- GIVEN INFORMATION -
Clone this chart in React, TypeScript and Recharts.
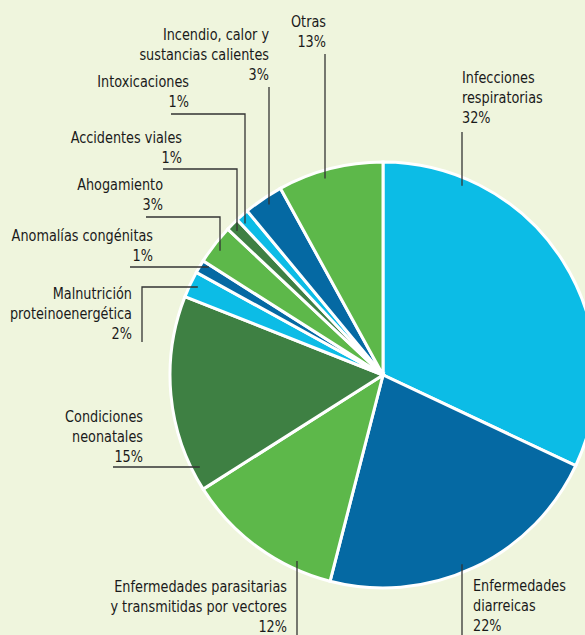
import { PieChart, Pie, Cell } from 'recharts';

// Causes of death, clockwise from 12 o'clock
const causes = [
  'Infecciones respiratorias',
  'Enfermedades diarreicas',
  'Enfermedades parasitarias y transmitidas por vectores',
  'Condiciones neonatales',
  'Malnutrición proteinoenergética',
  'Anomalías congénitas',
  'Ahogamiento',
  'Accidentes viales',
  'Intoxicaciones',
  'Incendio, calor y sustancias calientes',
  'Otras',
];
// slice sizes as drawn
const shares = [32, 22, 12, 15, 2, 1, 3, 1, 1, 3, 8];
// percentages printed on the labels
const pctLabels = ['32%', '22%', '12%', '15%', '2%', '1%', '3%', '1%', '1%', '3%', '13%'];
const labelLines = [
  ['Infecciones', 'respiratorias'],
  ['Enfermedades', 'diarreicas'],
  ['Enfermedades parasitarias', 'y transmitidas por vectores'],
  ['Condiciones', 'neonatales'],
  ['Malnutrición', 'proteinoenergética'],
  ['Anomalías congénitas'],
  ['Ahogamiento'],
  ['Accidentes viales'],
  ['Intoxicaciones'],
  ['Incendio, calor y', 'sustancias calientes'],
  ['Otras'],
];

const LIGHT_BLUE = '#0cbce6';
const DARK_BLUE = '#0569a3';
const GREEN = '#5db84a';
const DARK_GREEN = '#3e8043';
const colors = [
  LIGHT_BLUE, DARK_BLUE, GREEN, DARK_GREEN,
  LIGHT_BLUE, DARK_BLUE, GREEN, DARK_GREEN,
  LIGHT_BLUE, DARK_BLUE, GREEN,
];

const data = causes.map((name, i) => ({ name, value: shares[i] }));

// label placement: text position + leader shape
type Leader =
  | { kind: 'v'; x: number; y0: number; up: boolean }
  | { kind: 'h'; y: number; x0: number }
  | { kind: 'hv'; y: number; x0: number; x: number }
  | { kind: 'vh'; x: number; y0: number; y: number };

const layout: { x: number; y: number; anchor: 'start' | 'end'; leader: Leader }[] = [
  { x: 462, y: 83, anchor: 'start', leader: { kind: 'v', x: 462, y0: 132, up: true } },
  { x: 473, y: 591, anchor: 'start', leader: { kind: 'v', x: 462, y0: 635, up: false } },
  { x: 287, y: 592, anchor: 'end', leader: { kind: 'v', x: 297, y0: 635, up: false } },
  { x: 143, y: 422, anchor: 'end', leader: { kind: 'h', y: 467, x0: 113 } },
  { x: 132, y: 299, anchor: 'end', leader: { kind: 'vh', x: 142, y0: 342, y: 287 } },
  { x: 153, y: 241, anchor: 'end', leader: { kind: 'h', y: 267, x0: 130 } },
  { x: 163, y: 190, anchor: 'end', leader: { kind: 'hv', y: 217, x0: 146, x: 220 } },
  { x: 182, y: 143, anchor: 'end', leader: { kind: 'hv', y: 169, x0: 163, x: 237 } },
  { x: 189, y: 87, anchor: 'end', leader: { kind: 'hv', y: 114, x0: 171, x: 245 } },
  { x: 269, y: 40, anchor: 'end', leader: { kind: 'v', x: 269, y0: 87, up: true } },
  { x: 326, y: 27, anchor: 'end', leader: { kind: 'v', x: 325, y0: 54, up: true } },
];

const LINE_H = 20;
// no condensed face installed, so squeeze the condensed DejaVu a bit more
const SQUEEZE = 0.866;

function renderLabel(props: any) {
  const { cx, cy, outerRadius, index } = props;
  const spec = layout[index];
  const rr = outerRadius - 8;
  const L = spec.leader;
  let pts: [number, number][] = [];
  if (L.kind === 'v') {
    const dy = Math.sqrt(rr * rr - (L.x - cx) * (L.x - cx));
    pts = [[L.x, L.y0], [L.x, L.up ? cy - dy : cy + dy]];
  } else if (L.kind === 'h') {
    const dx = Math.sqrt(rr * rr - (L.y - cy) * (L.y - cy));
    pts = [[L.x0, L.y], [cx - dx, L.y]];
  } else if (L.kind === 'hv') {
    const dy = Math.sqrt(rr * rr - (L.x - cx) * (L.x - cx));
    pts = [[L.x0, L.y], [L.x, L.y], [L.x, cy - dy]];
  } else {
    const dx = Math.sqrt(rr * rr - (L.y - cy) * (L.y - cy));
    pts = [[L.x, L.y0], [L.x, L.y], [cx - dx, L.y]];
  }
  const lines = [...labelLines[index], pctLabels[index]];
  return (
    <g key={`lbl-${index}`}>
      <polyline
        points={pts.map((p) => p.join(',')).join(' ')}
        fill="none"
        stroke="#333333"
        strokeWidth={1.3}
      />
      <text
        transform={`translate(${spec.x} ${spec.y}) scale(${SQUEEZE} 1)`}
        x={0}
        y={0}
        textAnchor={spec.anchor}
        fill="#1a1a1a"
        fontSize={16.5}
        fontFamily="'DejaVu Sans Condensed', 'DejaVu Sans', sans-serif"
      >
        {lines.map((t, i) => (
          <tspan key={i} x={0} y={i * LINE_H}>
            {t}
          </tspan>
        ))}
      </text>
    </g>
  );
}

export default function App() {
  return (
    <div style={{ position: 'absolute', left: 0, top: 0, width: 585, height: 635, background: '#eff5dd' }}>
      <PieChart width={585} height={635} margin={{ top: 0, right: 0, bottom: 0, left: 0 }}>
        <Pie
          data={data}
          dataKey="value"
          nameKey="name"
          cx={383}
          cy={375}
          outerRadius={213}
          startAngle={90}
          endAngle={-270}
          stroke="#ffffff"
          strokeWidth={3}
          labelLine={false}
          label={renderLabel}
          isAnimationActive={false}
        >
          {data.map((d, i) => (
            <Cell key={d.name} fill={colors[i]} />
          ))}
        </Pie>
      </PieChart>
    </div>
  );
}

==

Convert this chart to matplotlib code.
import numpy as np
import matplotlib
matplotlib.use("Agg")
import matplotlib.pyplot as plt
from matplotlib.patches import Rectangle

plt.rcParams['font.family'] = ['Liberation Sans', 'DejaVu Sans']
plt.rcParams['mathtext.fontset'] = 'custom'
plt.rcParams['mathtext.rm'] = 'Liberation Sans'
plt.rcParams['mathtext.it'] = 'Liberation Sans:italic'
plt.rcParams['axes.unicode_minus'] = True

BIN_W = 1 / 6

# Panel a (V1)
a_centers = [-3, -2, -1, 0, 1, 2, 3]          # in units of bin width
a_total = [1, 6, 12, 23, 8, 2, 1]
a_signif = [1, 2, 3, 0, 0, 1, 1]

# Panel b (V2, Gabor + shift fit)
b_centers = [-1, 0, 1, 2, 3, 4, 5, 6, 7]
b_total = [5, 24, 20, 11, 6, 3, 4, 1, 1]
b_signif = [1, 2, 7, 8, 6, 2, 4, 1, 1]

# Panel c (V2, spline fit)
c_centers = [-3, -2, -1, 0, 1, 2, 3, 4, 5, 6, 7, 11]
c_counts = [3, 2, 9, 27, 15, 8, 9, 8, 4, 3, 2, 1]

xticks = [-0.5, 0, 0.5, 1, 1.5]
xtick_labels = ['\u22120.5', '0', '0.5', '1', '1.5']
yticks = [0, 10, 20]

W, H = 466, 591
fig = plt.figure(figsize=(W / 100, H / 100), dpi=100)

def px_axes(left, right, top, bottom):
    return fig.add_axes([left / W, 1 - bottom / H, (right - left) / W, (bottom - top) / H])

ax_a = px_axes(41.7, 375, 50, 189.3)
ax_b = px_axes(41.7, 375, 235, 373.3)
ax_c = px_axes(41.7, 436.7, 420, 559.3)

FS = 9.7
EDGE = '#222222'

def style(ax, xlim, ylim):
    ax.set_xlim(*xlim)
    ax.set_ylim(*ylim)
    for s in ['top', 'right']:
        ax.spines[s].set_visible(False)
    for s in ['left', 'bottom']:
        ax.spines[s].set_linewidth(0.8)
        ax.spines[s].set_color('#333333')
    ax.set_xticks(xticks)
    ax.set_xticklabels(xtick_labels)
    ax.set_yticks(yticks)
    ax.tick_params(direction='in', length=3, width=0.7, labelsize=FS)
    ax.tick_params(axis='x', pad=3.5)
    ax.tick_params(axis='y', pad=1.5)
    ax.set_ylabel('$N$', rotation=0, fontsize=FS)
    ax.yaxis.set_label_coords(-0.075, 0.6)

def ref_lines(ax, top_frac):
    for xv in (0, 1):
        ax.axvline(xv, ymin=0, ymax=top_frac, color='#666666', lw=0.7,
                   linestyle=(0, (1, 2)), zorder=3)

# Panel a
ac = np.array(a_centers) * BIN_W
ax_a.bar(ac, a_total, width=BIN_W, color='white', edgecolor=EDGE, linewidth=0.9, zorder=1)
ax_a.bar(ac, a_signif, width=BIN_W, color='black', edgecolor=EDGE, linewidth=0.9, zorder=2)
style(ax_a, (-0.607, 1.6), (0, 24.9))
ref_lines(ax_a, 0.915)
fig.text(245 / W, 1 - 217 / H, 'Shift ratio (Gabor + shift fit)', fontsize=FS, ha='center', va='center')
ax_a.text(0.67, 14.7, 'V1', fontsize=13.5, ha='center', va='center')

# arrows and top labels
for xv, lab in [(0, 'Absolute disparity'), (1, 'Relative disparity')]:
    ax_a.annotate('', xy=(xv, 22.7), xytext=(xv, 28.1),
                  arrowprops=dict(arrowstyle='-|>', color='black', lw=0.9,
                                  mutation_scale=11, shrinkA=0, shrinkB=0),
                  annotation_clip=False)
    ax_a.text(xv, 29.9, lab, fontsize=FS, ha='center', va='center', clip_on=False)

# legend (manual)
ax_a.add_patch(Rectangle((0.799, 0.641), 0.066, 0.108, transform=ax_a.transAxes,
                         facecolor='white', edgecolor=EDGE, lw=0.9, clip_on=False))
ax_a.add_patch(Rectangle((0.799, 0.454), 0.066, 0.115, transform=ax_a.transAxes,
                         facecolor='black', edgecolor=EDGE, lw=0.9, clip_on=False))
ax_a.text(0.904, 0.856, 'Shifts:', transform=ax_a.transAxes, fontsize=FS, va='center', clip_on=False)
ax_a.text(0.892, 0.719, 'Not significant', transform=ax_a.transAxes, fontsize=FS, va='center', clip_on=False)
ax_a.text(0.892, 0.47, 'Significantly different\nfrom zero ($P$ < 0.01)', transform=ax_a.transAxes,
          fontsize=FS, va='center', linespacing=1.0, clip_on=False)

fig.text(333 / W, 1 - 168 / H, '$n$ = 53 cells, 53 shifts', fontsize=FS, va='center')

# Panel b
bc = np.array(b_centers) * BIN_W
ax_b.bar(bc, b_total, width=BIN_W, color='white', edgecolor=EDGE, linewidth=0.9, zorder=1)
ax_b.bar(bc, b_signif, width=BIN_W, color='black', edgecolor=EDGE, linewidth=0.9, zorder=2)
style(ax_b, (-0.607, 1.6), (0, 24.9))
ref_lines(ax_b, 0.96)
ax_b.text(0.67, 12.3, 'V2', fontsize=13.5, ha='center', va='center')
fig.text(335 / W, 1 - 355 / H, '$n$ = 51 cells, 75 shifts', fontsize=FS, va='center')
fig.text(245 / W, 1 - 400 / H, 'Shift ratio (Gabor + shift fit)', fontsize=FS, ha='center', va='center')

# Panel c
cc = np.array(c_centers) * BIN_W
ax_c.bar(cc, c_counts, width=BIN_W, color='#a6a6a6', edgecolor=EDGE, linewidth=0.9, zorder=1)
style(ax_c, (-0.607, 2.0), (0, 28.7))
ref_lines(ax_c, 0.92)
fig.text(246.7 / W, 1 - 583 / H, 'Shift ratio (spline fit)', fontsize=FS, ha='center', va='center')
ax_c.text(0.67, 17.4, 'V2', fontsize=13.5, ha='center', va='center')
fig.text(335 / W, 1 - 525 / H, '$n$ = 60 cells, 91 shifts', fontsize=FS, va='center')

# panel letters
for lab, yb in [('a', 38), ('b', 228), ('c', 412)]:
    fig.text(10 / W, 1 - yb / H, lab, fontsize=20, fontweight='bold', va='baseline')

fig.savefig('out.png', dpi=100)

- THE REQUEST -
From the listing above, repeat only the lines between the line containing "Clone this chart" and the line containing "PieChart, Pie, Cell", those two included. Pictures are not part of the copy.

- WRITTEN SOLUTION -
Clone this chart in React, TypeScript and Recharts.
import { PieChart, Pie, Cell } from 'recharts';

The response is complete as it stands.